Herbert raised his glass in a salute. "You're a good kid. Ah should tell you that once in a while."

Steve let that soak in a moment and took another sip. The alcohol was already going to his head, and he'd barely made a dent in the drink. Then he blurted out: "I lied in court, Dad."

Feeling ten years old: "I'm the one who threw the baseball through the window, not Janice."

"What are you talking about?"

"In Griffin's case. I lied under oath."

"Jesus."

"Willis Rask said if I told the truth, Griffin would get off. But the state could never pin anything on Robinson."

"Fowles didn't shoot Stubbs?"

"Robinson ordered him to. But Fowles didn't do it. Stubbs got shot when they struggled over the speargun."

"Holy shit."

"Can you believe it? Junior Griffin was right from day one. Stubbs pretty much shot himself and Hal Griffin fell down the ladder trying to go up and call for help."

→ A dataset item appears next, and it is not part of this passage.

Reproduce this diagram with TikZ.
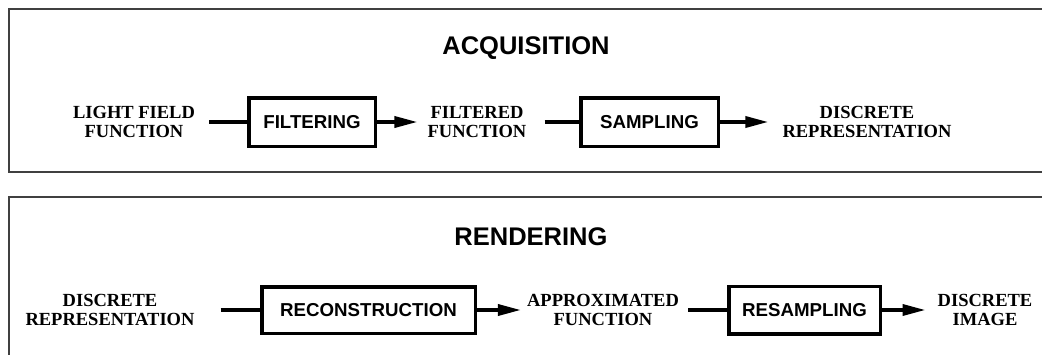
\documentclass[tikz,border=0pt]{standalone}
\usepackage{fontspec}
\setmainfont{Liberation Serif}
\setsansfont{Liberation Sans}
\usetikzlibrary{arrows.meta}
\tikzset{
  frame/.style={draw=black!75, line width=1.2pt},
  title/.style={font=\sffamily\bfseries\fontsize{25.5}{28}\selectfont, inner sep=0pt},
  lbl/.style={font=\rmfamily\bfseries\fontsize{18.5}{18.5}\selectfont, align=center, inner sep=0pt},
  stepbox/.style={draw, line width=3.5pt, font=\sffamily\bfseries\fontsize{18.7}{20}\selectfont, inner sep=0pt},
  conn/.style={line width=3.5pt},
  arr/.style={line width=3.5pt, -{Triangle[length=23pt,width=11pt]}}
}
\begin{document}
\begin{tikzpicture}[x=1pt,y=-1pt]
\useasboundingbox (0,0) rectangle (1042,354);
% frames
\draw[frame] (1043,9) -- (9,9) -- (9,172) -- (1043,172);
\draw[frame] (1043,197) -- (9,197) -- (9,355);
% top panel
\node[title] (acq) at (526,48) {ACQUISITION};
\node[lbl] (lf) at (134,122) {LIGHT FIELD\\FUNCTION};
\node[stepbox, minimum width=126.5pt, minimum height=48.5pt] (filt) at (312,122) {FILTERING};
\node[lbl] (ff) at (477,122) {FILTERED\\FUNCTION};
\node[stepbox, minimum width=137.5pt, minimum height=48.5pt] (samp) at (649.5,122) {SAMPLING};
\node[lbl] (dr) at (867,122) {DISCRETE\\REPRESENTATION};
\draw[conn, shorten <=14pt] (lf.east) -- (filt.west);
\draw[arr, shorten >=10pt] (filt.east) -- (ff.west);
\draw[conn, shorten <=18pt] (ff.east) -- (samp.west);
\draw[arr, shorten >=14pt] (samp.east) -- (dr.west);
% bottom panel
\node[title] (rend) at (531,237) {RENDERING};
\node[lbl] (dr2) at (110,310) {DISCRETE\\REPRESENTATION};
\node[stepbox, minimum width=213.5pt, minimum height=46.5pt] (recon) at (368.5,310) {RECONSTRUCTION};
\node[lbl] (appr) at (603,310) {APPROXIMATED\\FUNCTION};
\node[stepbox, minimum width=151.5pt, minimum height=47.5pt] (resamp) at (804.5,310) {RESAMPLING};
\node[lbl] (di) at (985,310) {DISCRETE\\IMAGE};
\draw[conn, shorten <=26pt] (dr2.east) -- (recon.west);
\draw[arr, shorten >=6pt] (recon.east) -- (appr.west);
\draw[conn, shorten <=9pt] (appr.east) -- (resamp.west);
\draw[arr, shorten >=12pt] (resamp.east) -- (di.west);
\end{tikzpicture}
\end{document}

"What about that magnetic slate? You write that confession?"

"No, I didn't lie about that. Fowles signed the slate because he accepted moral responsibility for the death. I took that as permission to say he shot Stubbs."

"A helluva rationalization. Welcome to the club, son."

"The liars' club?"

"The ends-justify-the-means club."

"Like you and Pinky?"

"Like a lot of people, son. It's not all black and white. There are a thousand shades of gray."

"So I guess I owe you an apology."

"For what? Lying in court? Or busting my balls?"

"Both."

"Forget it. It's over."

"You're letting me off that easy? Don't you want to hit me with at least one I-told-you-so?"

"Hell, no. Ah want you to finish your drink, then fix mah damn satellite dish."